Sorry, I realized that would confuse things terribly only after posting, and would have edited it into a simple (let x 42..) after the fact to highlight the actual gaffe but decided it would be useful to share what is only coincidentally similar to Arcese in the syntax but identical in spirit.
What was posted was real CL code, but it leverages a sophisticated mechanism known as a reader macro. I imagine there might be similar hijinx in ac.scm supporting the Arc syntax, dunno.
I do not have to type that particular RDF URI very often (done, actually, after three times) so I do not abbreviate (except for the UFB (but let's not digress))).
For the same reason that pg is creating Arc, CL programmers like to take stuff that will be a pain to to type and effectively automate the typing with a reader macro.
The use of the colon to separate the RDF namespace from the specific label is a nice pun the CL usage for its namespace mechanism packages. I got a little inconsistent in my hackery and nicknamed the triple-cells CL package "3C", so if I had to reference the stmt-new function in a different package not using triple-cells I would say (3c:stmt-new...).
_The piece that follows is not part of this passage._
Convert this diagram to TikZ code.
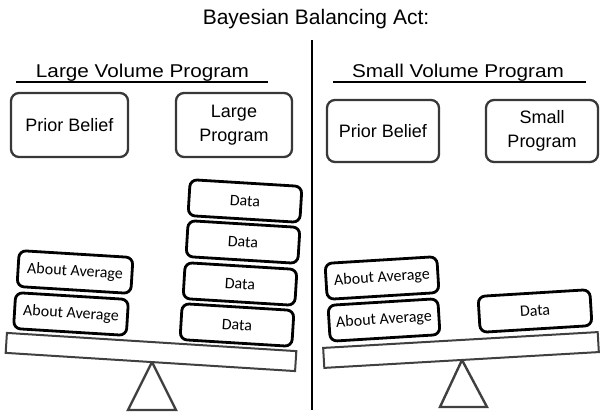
\documentclass[tikz,border=0pt]{standalone}
\usepackage{fontspec}
\setmainfont{Liberation Sans}
\newfontfamily\calib{Carlito}
\newfontfamily\headfont[FakeStretch=1.12]{Liberation Sans}
\tikzset{tb/.append style={draw=black!78, line width=2.3pt, rounded corners=8pt, align=center, font=\fontsize{18}{24}\selectfont, inner sep=0pt},
         wb/.append style={draw=black, line width=2.8pt, rounded corners=7pt, minimum width=112pt, minimum height=36pt, font=\calib\fontsize{16}{19}\selectfont, inner sep=0pt, fill=white},
         bm/.append style={draw=black!75, line width=2pt, minimum height=20pt, inner sep=0pt, fill=white},
         fl/.append style={draw=black!75, line width=2.4pt, line join=miter}}

\begin{document}
\begin{tikzpicture}[x=1pt,y=-1pt]
                \useasboundingbox (0,0) rectangle (600,414);
                % title and divider
                \node[anchor=base, font=\fontsize{21}{25}\selectfont] (title) at (316,25) {Bayesian Balancing Act:};
                \draw[line width=1.6pt] (312,40) -- (312,410);
                % headings
                \node[anchor=base, font=\headfont\fontsize{18.5}{22}\selectfont] (lvp) at (142.5,78) {Large Volume Program};
                \node[anchor=base, font=\headfont\fontsize{18.5}{22}\selectfont] (svp) at (458,78) {Small Volume Program};
                \draw[line width=1.4pt] (16,82) -- (268,82);
                \draw[line width=1.4pt] (333,82) -- (586,82);
                % top boxes
                \node[tb, minimum width=117pt, minimum height=64pt] (pbl) at (69.5,125) {Prior Belief};
                \node[tb, minimum width=116pt, minimum height=64pt] (lp) at (234,125) {Large\\Program};
                \node[tb, minimum width=112pt, minimum height=62pt] (pbr) at (383,131) {Prior Belief};
                \node[tb, minimum width=112pt, minimum height=62pt] (sp) at (542,131) {Small\\Program};
                % left balance
                \draw[fl] (152,362) -- (176,410) -- (128,410) -- cycle;
                \node[bm, minimum width=290pt, rotate=-3.6] (beaml) at (151,352) {};
                \node[wb, rotate=-3.5, minimum width=113pt] (aal) at (71,314) {About Average};
                \node[wb, rotate=-3.5, minimum width=114pt] (aau) at (75,272) {About Average};
                \node[wb, rotate=-3.5] (da) at (237,325) {Data};
                \node[wb, rotate=-3.5] (db) at (240,284) {Data};
                \node[wb, rotate=-3.5] (dc) at (243,242) {Data};
                \node[wb, rotate=-3.5] (dd) at (245,201) {Data};
                % right balance
                \draw[fl] (462,360) -- (487,407) -- (440,407) -- cycle;
                \node[bm, minimum width=275pt, rotate=3.3] (beamr) at (461,350) {};
                \node[wb, rotate=3.5, minimum width=110pt] (aarl) at (384,320) {About Average};
                \node[wb, rotate=3.5, minimum width=112pt] (aaru) at (382,278) {About Average};
                \node[wb, rotate=3.5, minimum width=112pt] (dr) at (535,311) {Data};
            \end{tikzpicture}
\end{document}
Right, and the "score one" headline is about my concern that Arc abbreviations might not become second nature. My Arccells code uses a lot of it, but most times I had to go back and edit a (foo bar) into foo.bar cuz the (foo bar) just rolled off my fingers. Of course Arc and I are new to each other so it is too soon to tell, but it feels like my fingers now need a lookahead ability they may not be able to grow. I am especially suspect of the piping : ever catching on.
In this case, I guess the one variable LET syntax of Arc caught on pretty damn fast. :)
I'm sure you will remember to use foo:bar when the alternative is (fn args (foo (apply bar args)))
Using : only in the most important places might be a good thing. I.e not overuse it for (foo (bar x)) -> (foo:bar x) where it trades readability for 2 characters.
A possible problem is that I can see myself wanting to use this syntax a lot for accessing hash tables with symbols as keys. But ! is a lot more annoying to type than . is.
My alternative suggestion (which I'm sure has worse problems of its own) would be
x.y -> (x 'y) if y is a symbol, (x y) otherwise
x,y -> (x y) (by analogy with , inside backquote)
x!y -> (x 'y) (if there should ever be a need to quote a non-symbol?)
Edit: Also in favour of my proposal, ! looks too much like a letter l:
Perhaps this idea should be a text-editor feature rather than a language one: the editor can be set to automatically add parentheses based on indentation.
This seems such an obvious idea, either it is actually hopelessly flawed, or else it has already been implemented by someone somewhere.
In CL I use named keyword arguments much more than optional ones, so I would want to keep single character prefix for keywords. This leads to a possibility: (&& x) would signify optional, (& x) would signify keyword.